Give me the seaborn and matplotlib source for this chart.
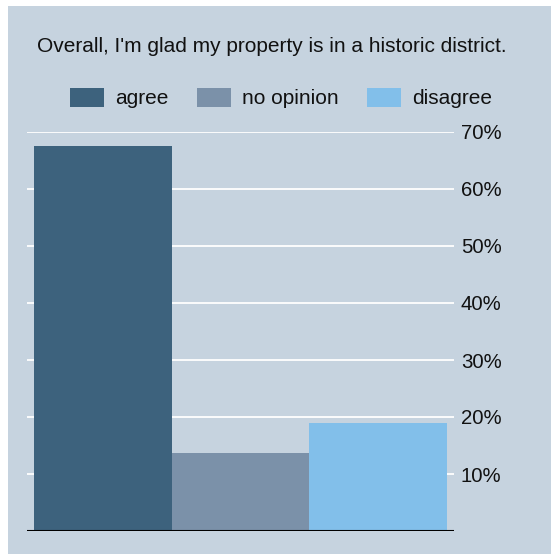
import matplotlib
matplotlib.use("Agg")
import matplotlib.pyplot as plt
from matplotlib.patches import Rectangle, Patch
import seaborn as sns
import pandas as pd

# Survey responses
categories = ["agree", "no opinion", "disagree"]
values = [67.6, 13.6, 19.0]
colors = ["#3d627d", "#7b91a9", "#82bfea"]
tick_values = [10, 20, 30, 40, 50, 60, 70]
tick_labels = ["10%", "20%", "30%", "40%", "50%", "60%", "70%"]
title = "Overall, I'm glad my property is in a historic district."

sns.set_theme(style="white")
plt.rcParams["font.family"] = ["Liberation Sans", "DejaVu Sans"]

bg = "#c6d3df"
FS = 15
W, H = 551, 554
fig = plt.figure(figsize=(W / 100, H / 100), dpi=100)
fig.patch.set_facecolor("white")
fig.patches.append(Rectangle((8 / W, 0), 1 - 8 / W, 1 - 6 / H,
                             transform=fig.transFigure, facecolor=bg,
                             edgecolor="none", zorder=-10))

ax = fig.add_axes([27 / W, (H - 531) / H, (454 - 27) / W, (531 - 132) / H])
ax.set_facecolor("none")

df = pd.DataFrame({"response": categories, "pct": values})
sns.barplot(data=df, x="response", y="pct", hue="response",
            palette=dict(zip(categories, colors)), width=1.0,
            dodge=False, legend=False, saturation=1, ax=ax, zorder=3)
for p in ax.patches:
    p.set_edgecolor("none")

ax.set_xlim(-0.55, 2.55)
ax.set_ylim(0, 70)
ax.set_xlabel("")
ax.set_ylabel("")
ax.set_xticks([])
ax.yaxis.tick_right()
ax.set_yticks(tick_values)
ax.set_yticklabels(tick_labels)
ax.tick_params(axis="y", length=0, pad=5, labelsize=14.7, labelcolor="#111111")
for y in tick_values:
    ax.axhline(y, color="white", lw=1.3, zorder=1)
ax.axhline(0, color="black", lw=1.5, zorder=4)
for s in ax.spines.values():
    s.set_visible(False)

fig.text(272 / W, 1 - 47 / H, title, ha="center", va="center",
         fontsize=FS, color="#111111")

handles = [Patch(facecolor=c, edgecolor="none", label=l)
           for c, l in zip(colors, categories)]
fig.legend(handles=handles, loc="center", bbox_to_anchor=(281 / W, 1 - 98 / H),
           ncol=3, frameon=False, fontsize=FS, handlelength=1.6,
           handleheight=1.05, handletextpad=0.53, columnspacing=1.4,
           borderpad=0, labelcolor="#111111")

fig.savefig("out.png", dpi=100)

....

▶ [Short exercise]
Everything from the first line to the line with "I'm glad my" must be repeated exactly, and nothing else. Leave the pictures out.

▶ [Answer for the task]
Give me the seaborn and matplotlib source for this chart.
import matplotlib
matplotlib.use("Agg")
import matplotlib.pyplot as plt
from matplotlib.patches import Rectangle, Patch
import seaborn as sns
import pandas as pd

# Survey responses
categories = ["agree", "no opinion", "disagree"]
values = [67.6, 13.6, 19.0]
colors = ["#3d627d", "#7b91a9", "#82bfea"]
tick_values = [10, 20, 30, 40, 50, 60, 70]
tick_labels = ["10%", "20%", "30%", "40%", "50%", "60%", "70%"]
title = "Overall, I'm glad my property is in a historic district."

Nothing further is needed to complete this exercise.